3. A la suite des difficultés rencontrées par la société Edit Routage dans l'exécution de son contrat lors des élections présidentielles et législatives de 2017 ayant conduit à la mise en régie partielle des prestations par la préfecture du Var, la société Edit Routage Communication a, par un mémoire en réclamation du 1er août 2017, sollicité du préfet de région une indemnité d'un montant total de 368 325,05 euros, faisant valoir que lors des élections présidentielles et des élections législatives de 2017, le mauvais conditionnement des documents et de nombreuses malfaçons les concernant ont entraîné de nombreuses pannes empêchant de traiter mécaniquement l'ensemble des documents dans les délais impartis et l'ayant contrainte à engager des frais supplémentaires pour exécuter ses prestations en faisant appel à de la main d'œuvre intérimaire pour respecter les délais de livraison. Sa réclamation a été implicitement rejetée. La saisine par la société requérante du médiateur des entreprises n'ayant pas permis de parvenir à un accord, la clôture de la médiation a été prononcée par courrier du 9 juillet 2018.
4. La société Edit Routage Communication relève appel du jugement n° 1804659 du 22 octobre 2019 par lequel le tribunal administratif de Marseille a rejeté sa requête indemnitaire.
5. Aux termes de l'article 12.1.4 du cahier des clauses administratives générales applicables aux marchés publics de Fournitures Courantes et de Services, dans son édition de 2009, qui figure au nombre des pièces contractuelles : " Le mandataire est seul habilité à formuler ou à transmettre les réclamations de membres du groupement ".
6. En l'espèce, il ressort de l'acte d'engagement que le groupement est un groupement conjoint dont le mandataire est la société Routage Service, représentée par son directeur général, et non la société Edit Routage Communication. Dès lors, la société Edit Routage Communication n'était pas recevable à saisir le juge administratif, faute pour la société Routage Service d'avoir préalablement formulé la réclamation de la société Edit Routage Communication auprès du pouvoir adjudicateur. La circonstance, invoquée par la société Edit Routage Communication, qu'elle aurait informé la société Routage Service de sa démarche est sans incidence sur la recevabilité de sa requête qui devait, par suite, être rejetée, sans qu'il soit besoin de statuer sur son bien-fondé.

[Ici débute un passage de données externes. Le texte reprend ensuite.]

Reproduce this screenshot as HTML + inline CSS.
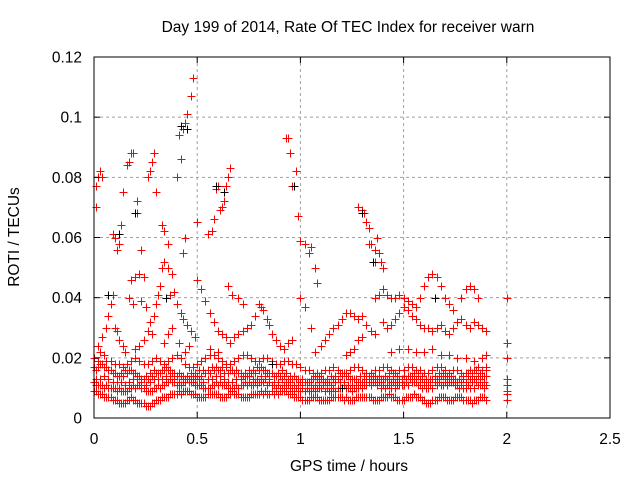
<!DOCTYPE html>
<html><head><meta charset="utf-8"><style>
body{margin:0;background:#fff}
svg{display:block;font-family:"Liberation Sans",sans-serif}
</style></head><body>
<svg id="chart" width="640" height="480" viewBox="0 0 640 480">
<rect width="640" height="480" fill="#fff"/>
<text x="348" y="32" font-size="15.5" text-anchor="middle" fill="#000">Day 199 of 2014, Rate Of TEC Index for receiver warn</text>
<text x="349" y="471" font-size="15.5" text-anchor="middle">GPS time / hours</text>
<text transform="translate(19,237) rotate(-90)" font-size="15.5" text-anchor="middle">ROTI / TECUs</text>
<g id="grid"></g>
<g id="marks"></g>
<g id="axes"></g>
</svg>
<script>
const xTicks=[0,0.5,1,1.5,2,2.5];
const xTickLabels=["0","0.5","1","1.5","2","2.5"];
const yTicks=[0,0.02,0.04,0.06,0.08,0.1,0.12];
const yTickLabels=["0","0.02","0.04","0.06","0.08","0.1","0.12"];
// dense band tracks: start time (h), step (h), ROTI values x1000
const bandStarts=[0,0,0,0,1.0,0.01,0.01,0.01,0.01];
const bandSteps=[0.02,0.02,0.02,0.02,0.02,0.02,0.02,0.02,0.02];
const bandValues=[
[9,8,8,7,7,6, 5,5,6,7,6,5,5,4,5,6, 6,7,7,8,8,8,9,9,8,7, 7,7,8,8,8,7,7,8,8,8,7,7,8,8,8,8,8,9,9,9, 9,8,8,7,7,6,6,7,7,6,6,6,7,7,7,7,6,6,7,7, 7,7,6,6,7,7,7,7,6,6,7,7,7,7,6,5,6,6,7,7,6,6,7,7,6,6,6,6,7,6],
[12,11,11,11,10,10, 10,9,9,10,10,11,10,9,9,10, 10,11,12,12,11,11,12,12,12,11, 11,10,10,11,11,11,11,10,10,10,11,11,11,12,12,12,11,11,10,10, 11,11,10,10,9,9,9,10,10,10,9,9,10,10,10,10,10,10,10,10, 11,11,12,12,11,11,10,10,11,11,11,12,12,11,11,10,10,11,11,12,12,12,11,11,10,10,10,11,11,11],
[17,17,18,17,16,15, 14,14,15,16,15,14,13,13,14,15, 15,16,16,15,14,14,13,13,14,14, 14,15,15,16,16,17,17,16,15,15,14,14,15,15,16,16,15,15,14,14, 14,13,13,13,12,12,12,13,13,13,12,12,13,13,14,14,13,13,12,12, 13,13,14,14,13,13,12,12,13,14,14,14,13,13,12,12,13,13,14,14,13,13,12,12,12,13,13,14,14,14],
[20,19,18,19,19,18, 18,17,18,19,20,19,18,18,19,20, 19,18,19,20,21,20,18,17,17,18, 19,20,21,21,20,19,18,18,19,20,21,21,20,19,19,20,20,19,18,18, 19,19,18,18],
[17,16,16,15,15,15,16,16,17,16,15,15,16,17,17,16,15,15,16,16,17,17,16,15,16,16,17,17,16,16,15,15,16,17,17,16,15,16,16,15,15,16,16,17,16,16],
[9,8,7,7,6,6, 5,5,6,6,5,5,4,4,5,6, 7,7,8,8,9,9,9,8,8,7, 7,8,8,8,7,7,8,9,8,7,7,7,8,8,9,9,8,8,8,9, 9,8,7,7,6,6,7,7,6,6,6,7,7,7,6,6,6,7,7,7, 7,6,6,7,7,8,7,6,6,7,7,8,7,6,5,5,6,7,7,6,6,7,7,6,6,5,6,7,7],
[11,11,10,10,10,9, 9,9,10,11,11,10,9,9,10,11, 11,12,13,12,11,12,13,12,11,11, 10,10,11,12,12,11,10,10,11,11,12,12,11,11,12,13,12,11,11,10, 10,10,9,9,10,10,9,9,10,11,10,9,9,10,11,10,9,10,11,11, 12,12,11,10,10,11,12,11,11,12,13,12,11,10,10,11,12,12,11,11,12,11,10,10,11,12,12,11,10],
[16,18,17,16,15,14, 15,16,16,15,14,13,14,15,16,15, 16,17,16,15,15,14,14,15,15,16, 16,16,17,17,16,15,15,16,16,15,15,16,16,17,17,16,15,14,15,16, 15,14,14,13,13,12,13,14,14,13,13,14,14,15,15,14,13,13,14,14, 14,14,13,13,14,15,15,14,13,13,14,15,15,14,13,13,14,15,15,14,14,13,13,14,15,15,16,15,14],
[13,13,14,13,12,12, 12,11,12,13,13,12,11,12,13,13, 13,14,14,13,12,13,14,14,13,13, 12,13,13,14,14,13,12,12,13,13,14,14,13,13,14,14,13,12,12,13, 12,12,11,11,11,10,11,11,12,12,11,11,12,12,12,11,11,11,12,12, 13,13,12,12,13,13,14,13,12,12,13,13,14,13,12,12,13,13,14,13,12,12,13,13,14,14,13,13,12]
];
// sparse points [time h, ROTI x1000]
const sparsePoints=[
[0.01,77],[0.02,80],[0.03,82],[0.04,80],[0.01,70],
[0.09,61],[0.1,60],[0.11,56],[0.12,58],[0.13,64],[0.14,75],[0.16,84],[0.17,85],[0.18,88],[0.19,88],[0.21,72],[0.21,68],
[0.23,56],[0.24,47],[0.26,80],[0.27,82],[0.28,85],[0.29,88],[0.3,75],
[0.33,64],[0.34,62],[0.36,58],[0.36,50],[0.38,48],[0.4,80],[0.41,94],[0.43,96],[0.44,98],[0.45,101],[0.47,107],[0.48,113],[0.42,86],[0.44,60],[0.43,55],
[0.5,65],[0.55,61],[0.57,62],[0.58,66],[0.59,76],[0.6,77],[0.62,70],[0.63,72],[0.64,77],[0.65,80],[0.66,83],[0.61,69],
[0.93,93],[0.94,93],[0.95,88],[0.96,77],[0.97,77],[0.98,82],[0.99,67],[1.0,59],[1.02,58],[1.04,55],[1.05,57],[1.07,50],[1.08,45],
[1.28,70],[1.3,69],[1.31,68],[1.32,65],[1.33,63],[1.34,58],[1.36,56],[1.37,60],[1.38,55],[1.39,52],[1.4,50],[1.36,52],[1.33,58],
[0.02,24],[0.04,27],[0.06,30],[0.07,34],[0.08,38],[0.09,41],[0.1,30],[0.11,29],[0.12,26],[0.14,24],[0.15,22],[0.05,21],[0.03,22],
[0.18,46],[0.2,47],[0.22,48],[0.17,40],[0.19,38],[0.23,39],[0.25,37],[0.27,32],[0.29,34],[0.3,38],[0.31,41],[0.32,44],[0.33,50],[0.34,52],[0.26,29],[0.28,28],[0.24,26],[0.22,24],[0.2,23],
[0.35,40],[0.37,41],[0.39,42],[0.4,38],[0.42,35],[0.43,33],[0.45,31],[0.47,29],[0.49,27],[0.38,30],[0.36,28],[0.34,25],[0.41,25],[0.44,22],[0.46,24],
[0.5,46],[0.52,43],[0.54,39],[0.56,35],[0.58,32],[0.6,29],[0.62,28],[0.64,27],[0.66,25],[0.68,27],[0.7,28],[0.72,29],[0.74,30],[0.76,31],[0.78,34],[0.8,38],[0.81,37],[0.82,36],[0.84,33],[0.85,31],[0.86,28],[0.88,26],[0.9,24],[0.92,23],[0.94,25],[0.96,26],[0.65,44],[0.67,41],[0.7,40],[0.72,38],[0.56,23],[0.58,21],[0.6,22],
[1.0,40],[1.02,37],[1.05,30],[1.07,22],[1.1,24],[1.12,26],[1.14,28],[1.16,30],[1.18,31],[1.2,33],[1.22,35],[1.24,35],[1.26,34],[1.28,33],[1.3,34],[1.32,31],[1.34,29],[1.36,28],[1.22,21],[1.24,22],[1.26,23],[1.28,26],[1.3,27],
[1.36,40],[1.38,41],[1.4,43],[1.42,41],[1.44,40],[1.46,40],[1.48,41],[1.5,40],[1.52,39],[1.54,38],[1.56,37],[1.58,40],[1.6,44],[1.62,47],[1.64,48],[1.66,47],[1.68,44],[1.7,40],[1.72,38],[1.74,36],[1.78,40],[1.8,43],[1.82,44],[1.84,43],[1.86,40],
[1.4,32],[1.42,30],[1.44,31],[1.46,33],[1.48,35],[1.5,37],[1.52,36],[1.54,34],[1.56,33],[1.58,31],[1.6,30],[1.62,30],[1.64,29],[1.66,30],[1.68,31],[1.7,29],[1.72,28],[1.74,30],[1.76,32],[1.78,33],[1.8,31],[1.82,30],[1.84,32],[1.86,31],[1.88,30],[1.9,29],
[1.44,22],[1.48,23],[1.52,23],[1.56,22],[1.6,22],[1.64,23],[1.68,21],[1.72,21],[1.76,20],[1.8,20],[1.84,19],[1.88,20],[1.9,21],[1.9,17],
[2.0,40],[2.0,25],[2.0,20],[2.0,13],[2.0,11],[2.0,9],[2.0,8],[2.0,6]
];
const blackPoints=[[0.07,41],[0.35,40],[0.42,97],[0.59,77],[0.63,75],[1.3,68],[1.35,52],[1.65,40],[0.97,77],[0.2,68],[0.12,61],[0.86,18],[1.2,10],[0.45,96]];

const X0=94,X1=610,Y0=418,Y1=57;
const xMin=0,xMax=2.5,yMin=0,yMax=0.12;
function sx(v){return X0+(v-xMin)/(xMax-xMin)*(X1-X0);}
function sy(v){return Y0-(v-yMin)/(yMax-yMin)*(Y0-Y1);}
const NS="http://www.w3.org/2000/svg";
function mk(tag,attrs,parent){const e=document.createElementNS(NS,tag);for(const k in attrs)e.setAttribute(k,attrs[k]);parent.appendChild(e);return e;}
const grid=document.getElementById('grid'),axes=document.getElementById('axes'),marks=document.getElementById('marks');
xTicks.forEach((t,i)=>{
  const x=sx(t);
  if(i>0&&i<xTicks.length-1){
    const g=mk('line',{x1:x,x2:x,y1:Y1,y2:Y0,stroke:'#a0a0a0','stroke-dasharray':'3,3','stroke-width':1},grid);
    
    
  }
  mk('line',{x1:x,x2:x,y1:Y0,y2:Y0-6,stroke:'#000'},axes);
  mk('line',{x1:x,x2:x,y1:Y1,y2:Y1+6,stroke:'#000'},axes);
  const tl=mk('text',{x:x,y:444,'font-size':15.5,'text-anchor':'middle'},axes);
  tl.textContent=xTickLabels[i];
  
  
});
yTicks.forEach((t,i)=>{
  const y=sy(t);
  if(i>0&&i<yTicks.length-1){
    const g=mk('line',{x1:X0,x2:X1,y1:y,y2:y,stroke:'#a0a0a0','stroke-dasharray':'3,3','stroke-width':1},grid);
    
    
  }
  mk('line',{x1:X0,x2:X0+6,y1:y,y2:y,stroke:'#000'},axes);
  mk('line',{x1:X1,x2:X1-6,y1:y,y2:y,stroke:'#000'},axes);
  const tl=mk('text',{x:82,y:y+5.5,'font-size':15.5,'text-anchor':'end'},axes);
  tl.textContent=yTickLabels[i];
  
  
});
const frame=mk('rect',{x:X0,y:Y1,width:X1-X0,height:Y0-Y1,fill:'none',stroke:'#000','stroke-width':1},axes);



let dRed='',dBlack='';
function plus(t,v){const x=Math.round(sx(t))+0.5,y=Math.round(sy(v/1000))+0.5;return `M${x-4} ${y}H${x+4}M${x} ${y-4}V${y+4}`;}
bandValues.forEach((vals,b)=>{vals.forEach((v,i)=>{dRed+=plus(bandStarts[b]+i*bandSteps[b],v);});});
sparsePoints.forEach(p=>{dRed+=plus(p[0],p[1]);});
blackPoints.forEach(p=>{dBlack+=plus(p[0],p[1]);});
const pr=mk('path',{d:dRed,stroke:'#ff0000','stroke-width':1,fill:'none'},marks);


const pb=mk('path',{d:dBlack,stroke:'#000','stroke-width':1,fill:'none'},marks);


</script>
</body></html>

7. Il résulte de ce qui précède que la société Edit Routage Communication n'est pas fondée à se plaindre de ce que, par le jugement attaqué, le tribunal administratif de Marseille a rejeté sa requête. Par suite, ses conclusions présentées, en outre, au titre de l'article L. 761-1 du code de justice administrative, ne peuvent qu'être rejetées.
D É C I D E :
Article 1er : La requête de la société Edit Routage Communication est rejetée.
Article 2 : Le présent arrêt sera notifié à la société Edit Routage Communication et au ministre de l'intérieur.
Copie en sera adressée au préfet de la région Provence-Alpes-Côte d'Azur.
Délibéré après l'audience du 13 décembre 2021, où siégeaient :
- M. Guy Fédou, président,
- M. A... Taormina, président assesseur,
- M. Olivier Guillaumont, premier conseiller.
Rendu public par mise à disposition au greffe, le 16 décembre 2021.